• [Short problem] Look through the lines and report how many include the word "seaborn", giving nothing but the number.

• [Source excerpt]
────────────────────

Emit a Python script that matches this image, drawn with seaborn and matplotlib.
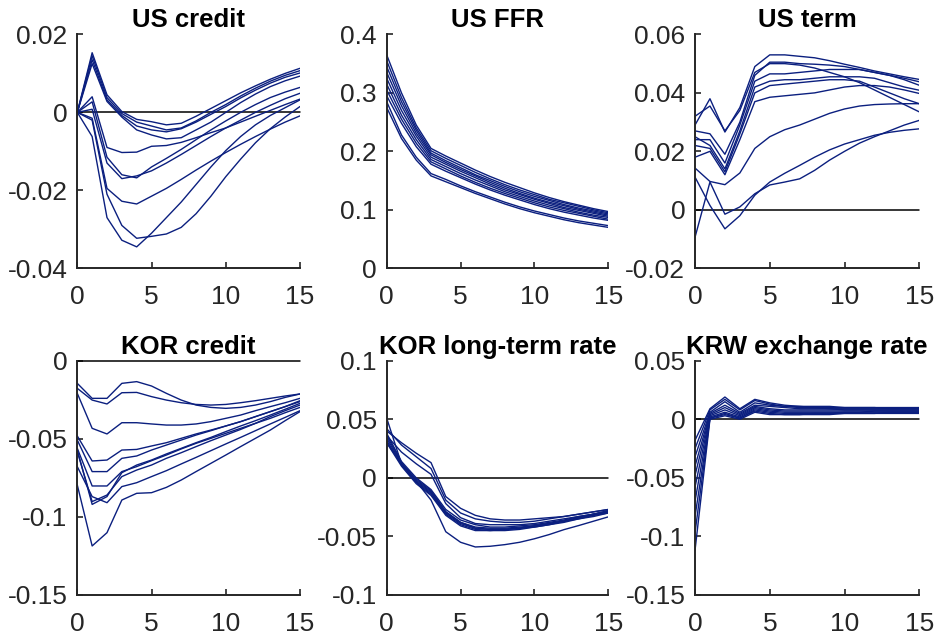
import numpy as np
import pandas as pd
import matplotlib
matplotlib.use("Agg")
import matplotlib.pyplot as plt
import seaborn as sns

horizon = list(range(16))

titles = ["US credit", "US FFR", "US term", "KOR credit", "KOR long-term rate", "KRW exchange rate"]

us_credit = [
    [0, 0.0153, 0.0045, 0.0002, -0.0018, -0.0024, -0.0032, -0.0028, -0.0010, 0.0010, 0.0030, 0.0050, 0.0068, 0.0085, 0.0100, 0.0113],
    [0, 0.0145, 0.0038, -0.0003, -0.0025, -0.0035, -0.0045, -0.0040, -0.0022, 0.0000, 0.0020, 0.0042, 0.0062, 0.0080, 0.0095, 0.0107],
    [0, 0.0135, 0.0032, -0.0008, -0.0035, -0.0045, -0.0050, -0.0042, -0.0025, -0.0005, 0.0015, 0.0037, 0.0057, 0.0075, 0.0090, 0.0101],
    [0, 0.0125, 0.0028, -0.0012, -0.0045, -0.0058, -0.0068, -0.0065, -0.0045, -0.0025, 0.0000, 0.0025, 0.0047, 0.0066, 0.0081, 0.0093],
    [0, 0.0040, -0.0090, -0.0103, -0.0102, -0.0087, -0.0085, -0.0077, -0.0065, -0.0052, -0.0040, -0.0025, -0.0010, 0.0005, 0.0020, 0.0034],
    [0, 0.0027, -0.0115, -0.0160, -0.0168, -0.0140, -0.0118, -0.0095, -0.0070, -0.0045, -0.0022, 0.0000, 0.0020, 0.0038, 0.0052, 0.0064],
    [0, 0.0008, -0.0130, -0.0170, -0.0163, -0.0150, -0.0130, -0.0108, -0.0085, -0.0062, -0.0040, -0.0020, 0.0000, 0.0018, 0.0035, 0.0049],
    [0, -0.0015, -0.0195, -0.0228, -0.0235, -0.0215, -0.0195, -0.0172, -0.0148, -0.0125, -0.0103, -0.0082, -0.0062, -0.0043, -0.0025, -0.0009],
    [0, -0.0062, -0.0270, -0.0328, -0.0345, -0.0310, -0.0270, -0.0230, -0.0185, -0.0140, -0.0098, -0.0062, -0.0032, -0.0008, 0.0012, 0.0032],
    [0, -0.0020, -0.0210, -0.0290, -0.0323, -0.0318, -0.0312, -0.0295, -0.0260, -0.0215, -0.0165, -0.0120, -0.0078, -0.0042, -0.0012, 0.0015],
]

us_ffr = [
    [0.365, 0.300, 0.245, 0.205, 0.192, 0.180, 0.168, 0.157, 0.147, 0.138, 0.129, 0.121, 0.114, 0.108, 0.102, 0.097],
    [0.355, 0.292, 0.240, 0.201, 0.188, 0.176, 0.164, 0.153, 0.143, 0.134, 0.126, 0.118, 0.112, 0.106, 0.100, 0.095],
    [0.345, 0.285, 0.236, 0.197, 0.184, 0.172, 0.160, 0.150, 0.140, 0.131, 0.123, 0.116, 0.109, 0.103, 0.098, 0.093],
    [0.335, 0.278, 0.231, 0.194, 0.181, 0.169, 0.158, 0.147, 0.137, 0.128, 0.120, 0.113, 0.107, 0.101, 0.096, 0.091],
    [0.325, 0.270, 0.226, 0.190, 0.178, 0.166, 0.155, 0.144, 0.134, 0.126, 0.118, 0.111, 0.104, 0.099, 0.094, 0.089],
    [0.315, 0.262, 0.220, 0.186, 0.174, 0.162, 0.151, 0.141, 0.131, 0.123, 0.115, 0.108, 0.102, 0.096, 0.091, 0.087],
    [0.305, 0.255, 0.214, 0.182, 0.170, 0.158, 0.147, 0.137, 0.128, 0.120, 0.112, 0.105, 0.099, 0.094, 0.089, 0.084],
    [0.295, 0.248, 0.208, 0.178, 0.166, 0.155, 0.144, 0.134, 0.125, 0.117, 0.109, 0.102, 0.096, 0.091, 0.086, 0.082],
    [0.285, 0.228, 0.190, 0.162, 0.152, 0.141, 0.131, 0.122, 0.113, 0.105, 0.098, 0.092, 0.086, 0.081, 0.077, 0.073],
    [0.275, 0.222, 0.185, 0.158, 0.148, 0.138, 0.128, 0.119, 0.110, 0.102, 0.095, 0.089, 0.083, 0.078, 0.074, 0.070],
]

us_term = [
    [0.029, 0.038, 0.0266, 0.035, 0.049, 0.053, 0.053, 0.0525, 0.052, 0.051, 0.0498, 0.0487, 0.0475, 0.0465, 0.0455, 0.0446],
    [0.032, 0.0355, 0.027, 0.034, 0.047, 0.050, 0.050, 0.0495, 0.0485, 0.047, 0.0455, 0.0435, 0.041, 0.0385, 0.036, 0.0335],
    [0.027, 0.026, 0.019, 0.030, 0.046, 0.0505, 0.0505, 0.050, 0.0498, 0.0495, 0.049, 0.048, 0.047, 0.046, 0.045, 0.0438],
    [0.024, 0.024, 0.016, 0.029, 0.044, 0.0465, 0.0465, 0.047, 0.0475, 0.048, 0.048, 0.048, 0.047, 0.046, 0.0445, 0.0426],
    [0.025, 0.022, 0.014, 0.027, 0.042, 0.044, 0.0445, 0.0445, 0.045, 0.0455, 0.0455, 0.0455, 0.045, 0.0435, 0.042, 0.0409],
    [0.022, 0.021, 0.013, 0.026, 0.040, 0.0425, 0.043, 0.0435, 0.044, 0.0445, 0.0445, 0.044, 0.042, 0.040, 0.038, 0.0363],
    [0.018, 0.020, 0.012, 0.024, 0.037, 0.0385, 0.039, 0.0395, 0.040, 0.041, 0.042, 0.0425, 0.0425, 0.042, 0.041, 0.0398],
    [0.0143, 0.0097, 0.0086, 0.0126, 0.021, 0.025, 0.0274, 0.029, 0.031, 0.033, 0.0345, 0.0355, 0.036, 0.0362, 0.0363, 0.0363],
    [-0.0094, 0.0095, -0.0015, 0.001, 0.0055, 0.0085, 0.0095, 0.0106, 0.0135, 0.017, 0.020, 0.0228, 0.025, 0.027, 0.029, 0.0306],
    [0.0112, 0.0015, -0.0065, -0.002, 0.005, 0.0095, 0.0125, 0.0152, 0.018, 0.0205, 0.0225, 0.024, 0.0255, 0.0265, 0.0272, 0.0277],
]

kor_credit = [
    [-0.0145, -0.0241, -0.0241, -0.0145, -0.0134, -0.0162, -0.0209, -0.0252, -0.0284, -0.0299, -0.0305, -0.0299, -0.0284, -0.0262, -0.0235, -0.0213],
    [-0.0177, -0.0252, -0.0277, -0.0205, -0.0203, -0.0230, -0.0252, -0.0269, -0.0280, -0.0284, -0.0280, -0.0269, -0.0256, -0.0241, -0.0226, -0.0213],
    [-0.0209, -0.0433, -0.0469, -0.0397, -0.0397, -0.0405, -0.0412, -0.0412, -0.0405, -0.0390, -0.0369, -0.0348, -0.0320, -0.0294, -0.0269, -0.0241],
    [-0.0482, -0.0642, -0.0636, -0.0572, -0.0568, -0.0546, -0.0525, -0.0497, -0.0469, -0.0444, -0.0418, -0.0390, -0.0358, -0.0326, -0.0294, -0.0262],
    [-0.0508, -0.0710, -0.0710, -0.0625, -0.0610, -0.0572, -0.0540, -0.0508, -0.0476, -0.0448, -0.0418, -0.0390, -0.0358, -0.0326, -0.0294, -0.0256],
    [-0.0561, -0.0802, -0.0802, -0.0710, -0.0678, -0.0640, -0.0604, -0.0565, -0.0529, -0.0497, -0.0465, -0.0433, -0.0401, -0.0358, -0.0320, -0.0284],
    [-0.0572, -0.0920, -0.0870, -0.0717, -0.0668, -0.0636, -0.0597, -0.0561, -0.0525, -0.0491, -0.0454, -0.0418, -0.0384, -0.0348, -0.0311, -0.0273],
    [-0.0582, -0.0902, -0.0860, -0.0742, -0.0700, -0.0668, -0.0625, -0.0589, -0.0550, -0.0512, -0.0476, -0.0440, -0.0401, -0.0369, -0.0333, -0.0299],
    [-0.0678, -0.0870, -0.0909, -0.0806, -0.0781, -0.0742, -0.0704, -0.0661, -0.0619, -0.0576, -0.0533, -0.0491, -0.0448, -0.0405, -0.0363, -0.0320],
    [-0.0796, -0.1186, -0.1101, -0.0892, -0.0849, -0.0845, -0.0811, -0.0764, -0.0710, -0.0657, -0.0604, -0.0550, -0.0497, -0.0444, -0.0384, -0.0326],
]

kor_long_rate = [
    [0.051, 0.012, -0.001, -0.011, -0.029, -0.038, -0.043, -0.044, -0.044, -0.043, -0.041, -0.039, -0.037, -0.034, -0.031, -0.029],
    [0.040, 0.030, 0.021, 0.013, -0.016, -0.026, -0.032, -0.035, -0.036, -0.036, -0.035, -0.034, -0.033, -0.031, -0.029, -0.027],
    [0.042, 0.028, 0.018, 0.008, -0.019, -0.030, -0.035, -0.037, -0.038, -0.038, -0.037, -0.035, -0.033, -0.031, -0.029, -0.027],
    [0.036, 0.022, 0.012, 0.003, -0.022, -0.034, -0.039, -0.040, -0.040, -0.040, -0.039, -0.037, -0.035, -0.033, -0.031, -0.028],
    [0.038, 0.014, 0.000, -0.010, -0.027, -0.036, -0.040, -0.042, -0.042, -0.041, -0.040, -0.038, -0.036, -0.033, -0.031, -0.028],
    [0.036, 0.013, -0.002, -0.012, -0.029, -0.038, -0.042, -0.043, -0.043, -0.042, -0.041, -0.039, -0.037, -0.034, -0.031, -0.029],
    [0.034, 0.012, -0.003, -0.013, -0.030, -0.039, -0.043, -0.044, -0.044, -0.043, -0.041, -0.039, -0.037, -0.034, -0.032, -0.029],
    [0.032, 0.011, -0.004, -0.014, -0.031, -0.040, -0.044, -0.045, -0.044, -0.043, -0.042, -0.040, -0.037, -0.035, -0.032, -0.030],
    [0.030, 0.010, -0.005, -0.015, -0.032, -0.041, -0.045, -0.045, -0.045, -0.044, -0.042, -0.040, -0.038, -0.035, -0.033, -0.030],
    [0.030, 0.012, -0.003, -0.019, -0.046, -0.055, -0.059, -0.0584, -0.057, -0.055, -0.052, -0.0484, -0.0442, -0.0407, -0.037, -0.0333],
]

krw_rate = [
    [-0.018, 0.009, 0.019, 0.009, 0.017, 0.014, 0.012, 0.011, 0.011, 0.011, 0.010, 0.010, 0.010, 0.010, 0.010, 0.010],
    [-0.025, 0.008, 0.017, 0.008, 0.016, 0.013, 0.011, 0.011, 0.010, 0.010, 0.010, 0.010, 0.010, 0.009, 0.009, 0.009],
    [-0.032, 0.006, 0.015, 0.006, 0.014, 0.012, 0.011, 0.010, 0.010, 0.009, 0.009, 0.009, 0.009, 0.009, 0.009, 0.009],
    [-0.040, 0.005, 0.012, 0.005, 0.012, 0.011, 0.010, 0.009, 0.009, 0.009, 0.008, 0.008, 0.008, 0.008, 0.008, 0.008],
    [-0.048, 0.004, 0.010, 0.004, 0.011, 0.009, 0.008, 0.008, 0.008, 0.008, 0.008, 0.008, 0.008, 0.008, 0.008, 0.008],
    [-0.058, 0.003, 0.008, 0.003, 0.010, 0.008, 0.007, 0.007, 0.007, 0.007, 0.007, 0.007, 0.007, 0.007, 0.007, 0.007],
    [-0.070, 0.002, 0.006, 0.002, 0.009, 0.007, 0.006, 0.006, 0.006, 0.006, 0.006, 0.006, 0.007, 0.007, 0.007, 0.007],
    [-0.083, 0.001, 0.005, 0.001, 0.008, 0.006, 0.005, 0.005, 0.005, 0.005, 0.006, 0.006, 0.006, 0.006, 0.006, 0.006],
    [-0.097, 0.001, 0.004, 0.001, 0.007, 0.005, 0.004, 0.004, 0.005, 0.005, 0.005, 0.005, 0.005, 0.006, 0.006, 0.006],
    [-0.112, 0.000, 0.003, 0.000, 0.006, 0.004, 0.004, 0.004, 0.004, 0.004, 0.005, 0.005, 0.005, 0.005, 0.005, 0.005],
]

x_ticks = [0, 5, 10, 15]
y_ticks = [
    [-0.04, -0.02, 0, 0.02],
    [0, 0.1, 0.2, 0.3, 0.4],
    [-0.02, 0, 0.02, 0.04, 0.06],
    [-0.15, -0.1, -0.05, 0],
    [-0.1, -0.05, 0, 0.05, 0.1],
    [-0.15, -0.1, -0.05, 0, 0.05],
]
y_tick_labels = [
    ["-0.04", "-0.02", "0", "0.02"],
    ["0", "0.1", "0.2", "0.3", "0.4"],
    ["-0.02", "0", "0.02", "0.04", "0.06"],
    ["-0.15", "-0.1", "-0.05", "0"],
    ["-0.1", "-0.05", "0", "0.05", "0.1"],
    ["-0.15", "-0.1", "-0.05", "0", "0.05"],
]

series = [us_credit, us_ffr, us_term, kor_credit, kor_long_rate, krw_rate]

rows = []
for p, s in enumerate(series):
    for d, vals in enumerate(s):
        for t, v in zip(horizon, vals):
            rows.append((p, d, t, v))
df = pd.DataFrame(rows, columns=["panel", "draw", "h", "value"])

sns.set_theme(style="white")
plt.rcParams["font.family"] = ["Liberation Sans", "DejaVu Sans"]

W, H = 934, 634
fig = plt.figure(figsize=(W / 100, H / 100), dpi=100)

lefts = [77.3, 386.7, 695.0]
rights = [300.0, 608.3, 919.3]
tops = [34.4, 360.7]
bottoms = [268.3, 595.0]

line_color = "#0b1f7f"
axis_color = "#262626"

for p in range(6):
    r, c = divmod(p, 3)
    l, rt = lefts[c], rights[c]
    tp, bt = tops[r], bottoms[r]
    ax = fig.add_axes([l / W, 1 - bt / H, (rt - l) / W, (bt - tp) / H])
    sub = df[df.panel == p]
    sns.lineplot(data=sub, x="h", y="value", units="draw", estimator=None,
                 color=line_color, lw=1.0, ax=ax, legend=False)
    ax.set_xlim(0, 15)
    yt = y_ticks[p]
    ax.set_ylim(yt[0], yt[-1])
    if p != 1:
        ax.axhline(0, color="black", lw=1.1, zorder=1, clip_on=False)
    ax.set_xticks(x_ticks)
    ax.set_xticklabels([str(v) for v in x_ticks])
    ax.set_yticks(yt)
    ax.set_yticklabels(y_tick_labels[p])
    ax.set_xlabel("")
    ax.set_ylabel("")
    ax.set_title(titles[p], fontsize=18.5, fontweight="bold", color="black", pad=5)
    for side in ["top", "right"]:
        ax.spines[side].set_visible(False)
    for side in ["left", "bottom"]:
        ax.spines[side].set_color(axis_color)
        ax.spines[side].set_linewidth(1.4)
    ax.tick_params(axis="both", direction="in", length=4, width=1.2,
                   colors=axis_color, labelsize=19, left=True, bottom=True)
    ax.tick_params(axis="x", pad=12)
    ax.tick_params(axis="y", pad=7)
    ax.grid(False)
    ax.set_facecolor("white")

fig.savefig("out.png", dpi=100, facecolor="white")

────────────────────

• [Result of the exercise] 2